Skip all pictures, then copy the lines from the start of the data through the line with "from bokeh.resources import INLINE", keeping both ends.

=====

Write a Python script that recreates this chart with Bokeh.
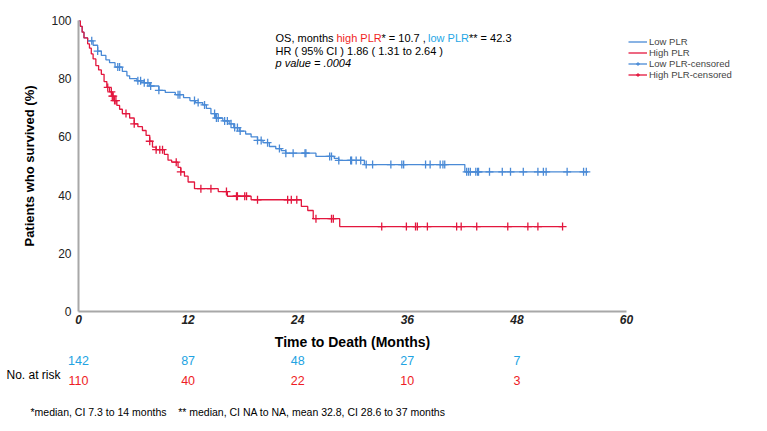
import numpy as np
from bokeh.plotting import figure
from bokeh.models import (Range1d, Label, Legend, LegendItem, FixedTicker,
                          LinearAxis, Title)
from bokeh.embed import file_html
from bokeh.resources import INLINE

# ---------------- data ----------------
low_times = [0, 0.2, 0.4, 0.6, 1.0, 1.6, 2.1, 2.5, 3.0, 3.4, 4.0, 4.8, 5.3, 5.6,
             6.4, 7.2, 7.8, 8.8, 9.5, 10.6, 11.5, 12.2, 12.8, 13.6, 14.0, 14.5,
             15.0, 15.8, 16.5, 17.0, 17.6, 18.3, 18.9, 19.6, 20.2, 20.9, 21.6,
             22.2, 22.7, 26.0, 28.0, 28.5, 31.3, 42.3]
low_surv = [100, 98, 96, 94, 93, 91.5, 89.5, 88, 86.5, 85.5, 84, 82.5, 81, 80,
            79.3, 78.6, 77.5, 76, 75.3, 74.5, 73.5, 72.5, 71.8, 71, 69.8, 68,
            66.5, 65.5, 64.5, 63.2, 62, 61, 60, 58.8, 58, 56.7, 56,
            55.3, 54.4, 53.3, 52.6, 51.9, 50.5, 48]
low_end = 55.8
low_censored = [1.45, 2.1, 4.3, 4.5, 6.5, 6.8, 7.2, 7.6, 7.9, 8.8, 10.9, 11.1,
                12.7, 13.1, 13.8, 14.9, 15.1, 15.3, 16.0, 16.3, 16.7, 17.1, 17.4,
                17.7, 19.6, 20.0, 20.7, 22.0, 22.7, 23.5, 24.8, 24.9, 27.5, 27.7,
                28.5, 29.8, 29.9, 30.4, 30.9, 31.5, 32.2, 34.2, 35.4, 35.6, 38.0,
                38.5, 39.6, 39.9, 40.1, 42.5, 42.7, 42.9, 43.5, 43.7, 43.8, 45.0,
                46.4, 47.3, 48.7, 50.3, 50.9, 51.2, 53.5, 55.3, 55.6]

high_times = [0, 0.2, 0.4, 0.6, 1.0, 1.2, 1.4, 1.6, 1.9, 2.2, 2.5, 2.8, 3.1,
              3.4, 3.7, 3.9, 4.2, 4.5, 4.8, 5.6, 6.1, 6.5, 7.0, 7.4, 7.8, 8.1,
              8.5, 9.4, 9.8, 10.2, 10.9, 11.2, 11.6, 12.0, 12.7, 15.3, 16.3,
              18.9, 24.4, 25.1, 25.7, 28.6]
high_surv = [100, 98, 96, 94, 92, 90.5, 88.5, 86.8, 84.5, 83, 81.5, 79, 77,
             75.5, 74, 72.5, 70.8, 69.5, 68, 66.5, 64.5, 63.5, 62.2, 60.5, 58.5,
             56.5, 55.6, 54, 52, 51.3, 49.5, 48, 46.5, 44.5, 42.2, 41.2, 39.6,
             38.4, 36.1, 34.7, 31.9, 29.2]
high_end = 53.0
high_censored = [3.2, 3.6, 3.7, 3.8, 3.95, 4.1, 5.2, 6.1, 7.8, 8.5, 8.9, 9.2,
                 10.7, 11.2, 13.4, 14.5, 16.2, 17.3, 17.4, 18.2, 18.4, 19.6,
                 22.9, 23.3, 23.9, 26.0, 27.7, 27.9, 33.2, 35.9, 36.9, 37.1,
                 38.2, 41.4, 41.9, 43.6, 47.0, 49.2, 50.3, 53.0]

x_ticks = [0, 12, 24, 36, 48, 60]
y_ticks = [0, 20, 40, 60, 80, 100]
risk_times = [0, 12, 24, 36, 48]
risk_low = [142, 87, 48, 27, 7]
risk_high = [110, 40, 22, 10, 3]

# ---------------- style ----------------
BLUE = "#4A8AD6"
RED = "#E3173E"
RISK_BLUE = "#22A3E2"
RISK_RED = "#EE1C25"
FONT = "Liberation Sans"
NBSP = "\u00a0"

W = 767
FRAME_L, FRAME_W = 78, 548
FRAME_T, FRAME_H = 20, 291
X_SCALE = FRAME_W / 60.0
Y_SCALE = FRAME_H / 100.0


def tx(px):
    """page pixel x -> months"""
    return (px - FRAME_L) / X_SCALE


def ty(py):
    """page pixel y -> percent"""
    return (FRAME_T + FRAME_H - py) / Y_SCALE


def km_xy(times, surv, end):
    return list(times) + [end], list(surv) + [surv[-1]]


def censor_levels(times, surv, cens):
    idx = np.searchsorted(np.array(times), np.array(cens), side="right") - 1
    return [surv[i] for i in idx]


p = figure(frame_width=FRAME_W, frame_height=FRAME_H,
           x_range=Range1d(0, 60), y_range=Range1d(0, 100),
           output_backend="svg", toolbar_location=None,
           min_border_left=FRAME_L, min_border_right=W - FRAME_L - FRAME_W,
           min_border_top=FRAME_T, min_border_bottom=0)
p.outline_line_color = None
p.grid.visible = False

lx, ly = km_xy(low_times, low_surv, low_end)
hx, hy = km_xy(high_times, high_surv, high_end)
r_low = p.step(lx, ly, mode="after", line_color=BLUE, line_width=1.3)
r_high = p.step(hx, hy, mode="after", line_color=RED, line_width=1.3)
r_low_c = p.scatter(low_censored, censor_levels(low_times, low_surv, low_censored),
                    marker="cross", size=8, line_color=BLUE, line_width=1.3)
r_high_c = p.scatter(high_censored, censor_levels(high_times, high_surv, high_censored),
                     marker="cross", size=8, line_color=RED, line_width=1.3)
# single-point lines (draw nothing in the plot) give the censored legend
# entries a horizontal stroke
leg_low_c = p.line([0], [100], line_color=BLUE, line_width=1.3)
leg_high_c = p.line([0], [100], line_color=RED, line_width=1.3)

# axes
for ax in (p.xaxis[0], p.yaxis[0]):
    ax.axis_line_color = "#A8A8A8"
    ax.axis_line_width = 2
    ax.major_tick_line_color = None
    ax.minor_tick_line_color = None
    ax.major_tick_in = 0
    ax.major_tick_out = 0
    ax.major_label_text_font = FONT
    ax.major_label_text_font_size = "12px"
    ax.major_label_text_color = "#222222"
    ax.axis_label_text_font = FONT
    ax.axis_label_text_font_style = "bold"
    ax.axis_label_text_color = "#000000"
p.xaxis.ticker = FixedTicker(ticks=x_ticks)
p.yaxis.ticker = FixedTicker(ticks=y_ticks)
p.xaxis.major_label_text_font_style = "bold italic"
p.xaxis.major_label_standoff = 3
p.yaxis.major_label_standoff = 7
p.xaxis.axis_label = "Time to Death (Months)"
p.xaxis.axis_label_text_font_size = "14px"
p.xaxis.axis_label_standoff = 7
p.yaxis.axis_label = "Patients who survived (%)"
p.yaxis.axis_label_text_font_size = "13px"
p.yaxis.axis_label_standoff = 11


# number-at-risk rows: extra axes on the same month scale
def risk_axis(counts, color, standoff):
    return LinearAxis(ticker=FixedTicker(ticks=risk_times),
                      major_label_overrides={t: str(c) for t, c in zip(risk_times, counts)},
                      axis_line_color=None, major_tick_line_color=None,
                      minor_tick_line_color=None, major_tick_in=0, major_tick_out=0,
                      major_label_standoff=standoff, major_label_text_color=color,
                      major_label_text_font=FONT, major_label_text_font_size="12.5px")


p.add_layout(risk_axis(risk_low, RISK_BLUE, 3), "below")
p.add_layout(Title(text="No. at risk", align="left", offset=6 - FRAME_L, standoff=0,
                   vertical_align="top", text_font=FONT, text_font_size="12px",
                   text_font_style="normal", text_color="#000000"), "below")
p.add_layout(risk_axis(risk_high, RISK_RED, -8), "below")
p.add_layout(Title(text="*median, CI 7.3 to 14 months" + NBSP * 4 +
                   "** median, CI NA to NA, mean 32.8, CI 28.6 to 37 months",
                   align="left", offset=30 - FRAME_L, standoff=32,
                   vertical_align="bottom", text_font=FONT, text_font_size="10.5px",
                   text_font_style="normal", text_color="#000000"), "below")

# legend (in the right-hand panel so it is not clipped by the frame)
legend = Legend(items=[LegendItem(label="Low PLR", renderers=[r_low]),
                       LegendItem(label="High PLR", renderers=[r_high]),
                       LegendItem(label="Low PLR-censored", renderers=[leg_low_c, r_low_c]),
                       LegendItem(label="High PLR-censored", renderers=[leg_high_c, r_high_c])],
                location=(2, 231), padding=0, spacing=0, margin=0,
                glyph_width=19, glyph_height=9, label_height=9, label_standoff=2,
                label_text_font=FONT, label_text_font_size="9.5px",
                background_fill_alpha=0, border_line_alpha=0)
p.add_layout(legend, "right")


# annotation text inside the frame
def add_text(px, py, text, color="#000000", style="normal", size="11px"):
    p.add_layout(Label(x=tx(px), y=ty(py), text=text, text_color=color,
                       text_font=FONT, text_font_size=size, text_font_style=style,
                       text_align="left", text_baseline="middle"))


add_text(275, 37.5, "OS, months ")
add_text(336, 37.5, "high PLR", color="#F01E1E")
add_text(381, 37.5, "* = 10.7 , ")
add_text(427.5, 37.5, "low PLR", color="#1FA7E6")
add_text(468.5, 37.5, "** = 42.3")
add_text(275, 50, "HR ( 95% CI ) 1.86 ( 1.31 to 2.64 )")
add_text(275, 62, "p value =  .0004", style="italic")

open("out.html", "w").write(file_html(p, INLINE))
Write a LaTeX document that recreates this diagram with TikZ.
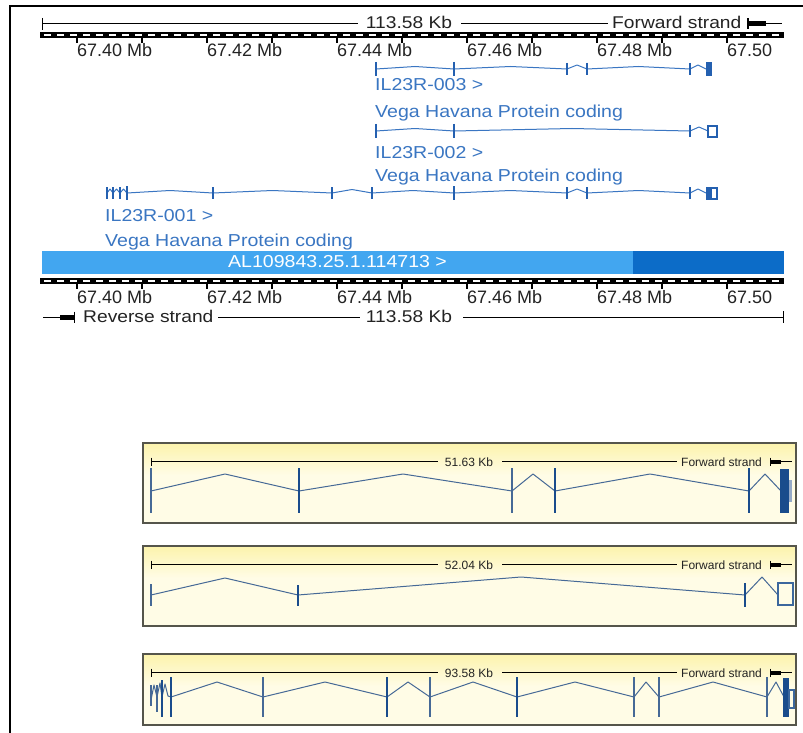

=====

- **SOLUTION TO THIS TASK**
Write a Python script that recreates this chart with Bokeh.
import numpy as np
from bokeh.plotting import figure
from bokeh.models import (Range1d, Label, Legend, LegendItem, FixedTicker,
                          LinearAxis, Title)
from bokeh.embed import file_html
from bokeh.resources import INLINE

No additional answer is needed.